Contractors typically verify dimensions on site because listing descriptions, old plans, or rough sketches can differ from actual finished measurements. Homeowners should also measure after trim, cabinetry, or built-ins are finalized if the project scope depends on precise exposed floor area.
Frequently asked questions
Can I convert feet to square feet with one number?
No. You need at least two dimensions to calculate area, usually length and width.
How do I calculate square feet from inches?
Convert inches to feet by dividing by 12, then multiply length by width in feet.
Should I include closets?
If the material will cover the closet floor, include it. If not, leave it out.

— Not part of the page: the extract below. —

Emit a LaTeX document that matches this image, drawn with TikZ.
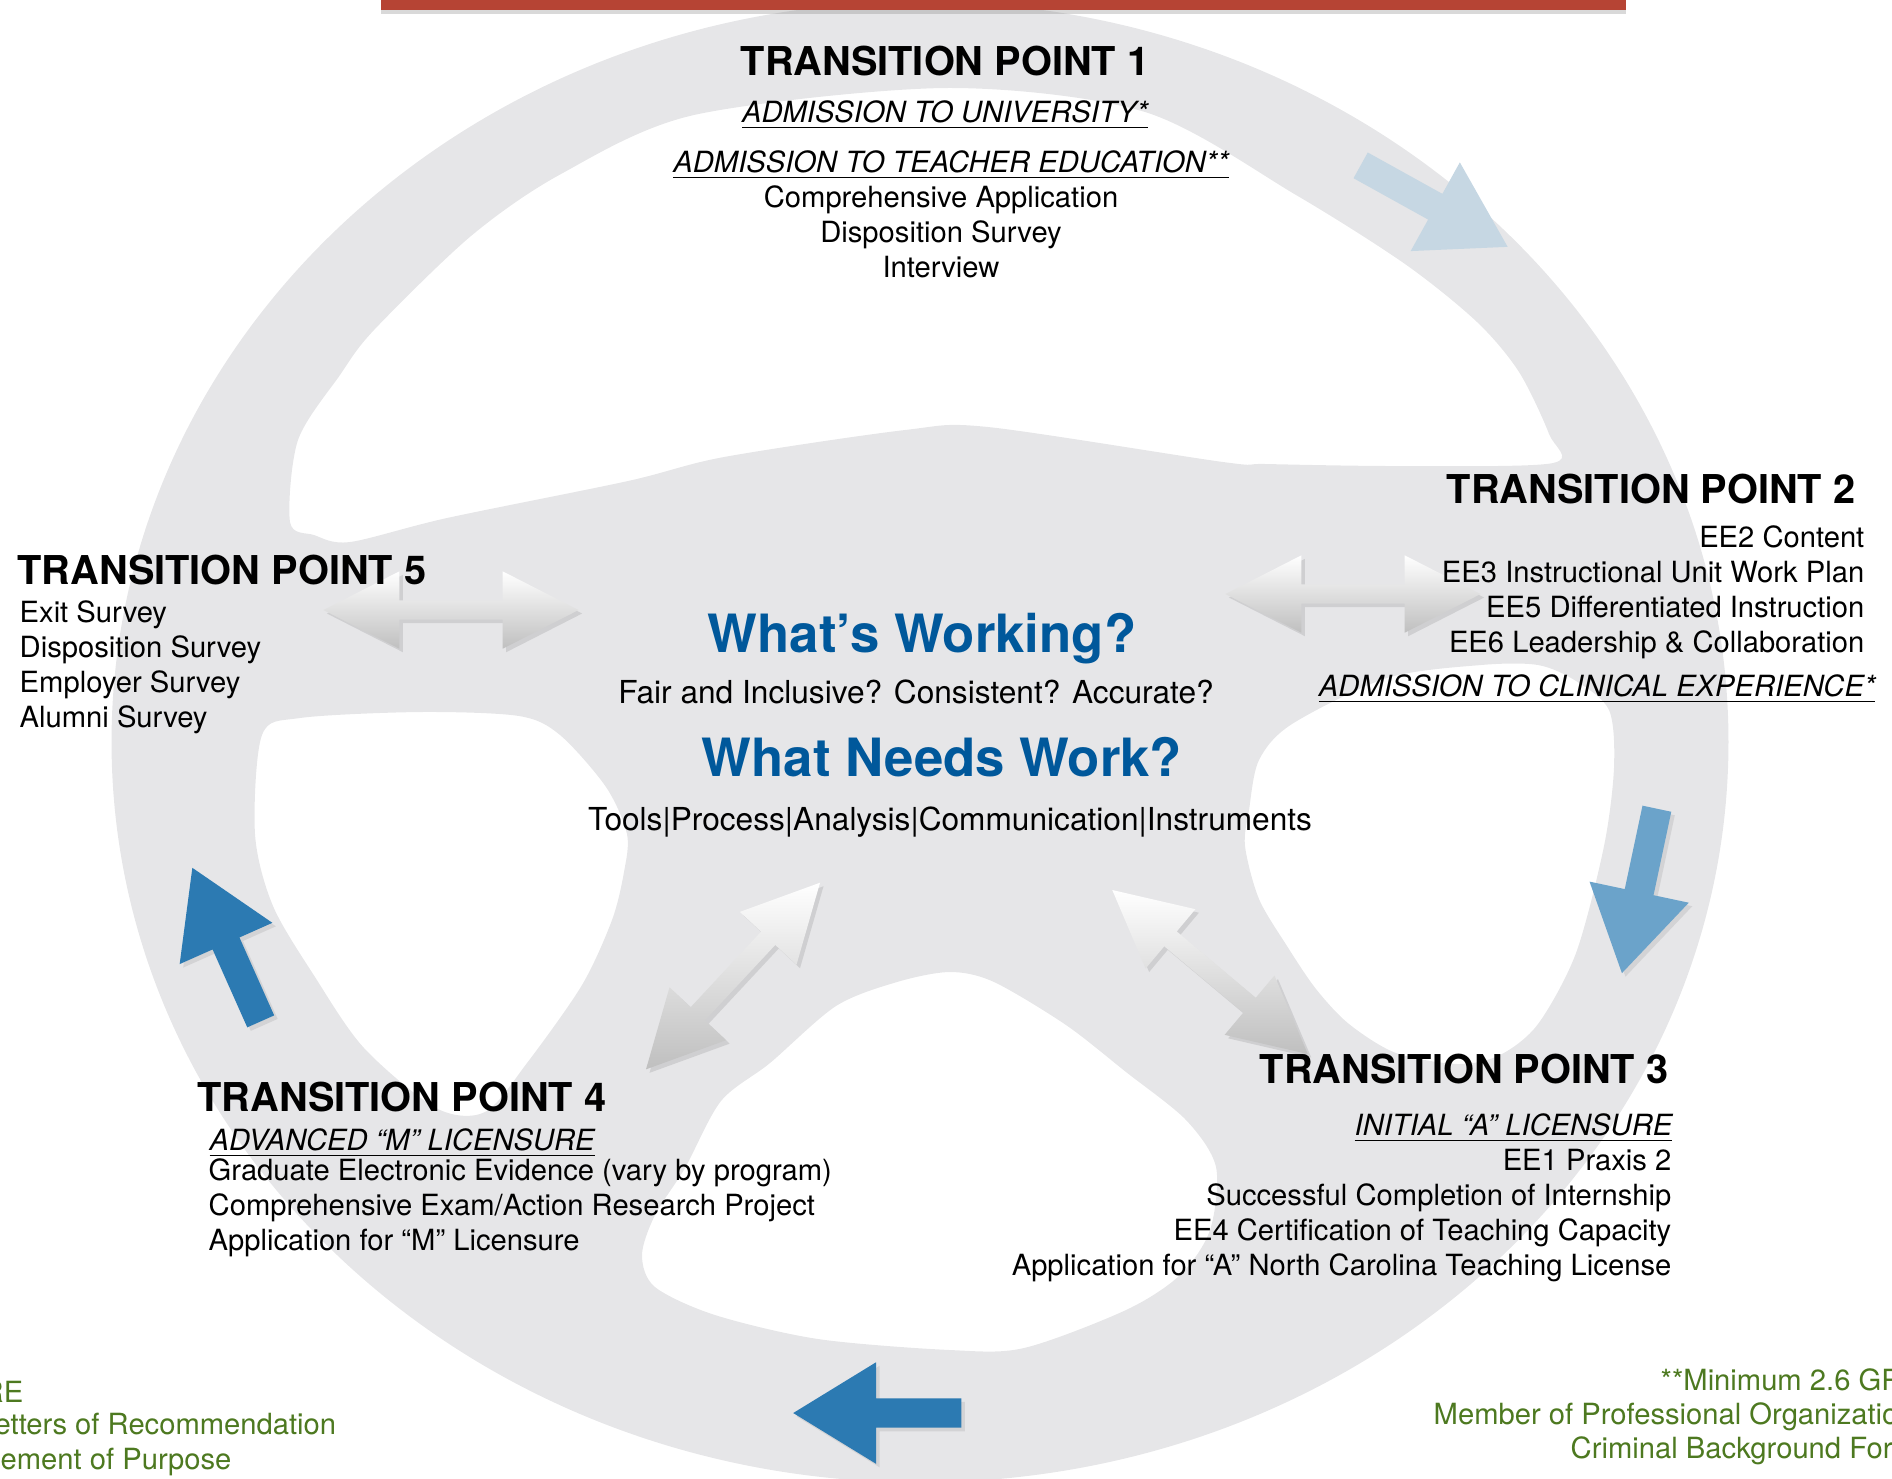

How much extra flooring should I buy?
That depends on the layout and product, but many projects use a 5% to 15% planning range for waste and cuts.
Final takeaway
A feet to sq ft calculator is one of the simplest and most valuable planning tools for any area based project. It turns raw measurements into a clear estimate you can use for pricing, purchasing, and project scoping. The most important rule is to remember that feet measure length while square feet measure area. Once you have both dimensions, the formula becomes easy: convert to feet, multiply length by width, and then apply extra material if your project needs it. With that approach, you can make more confident decisions for home upgrades, construction planning, and property comparisons.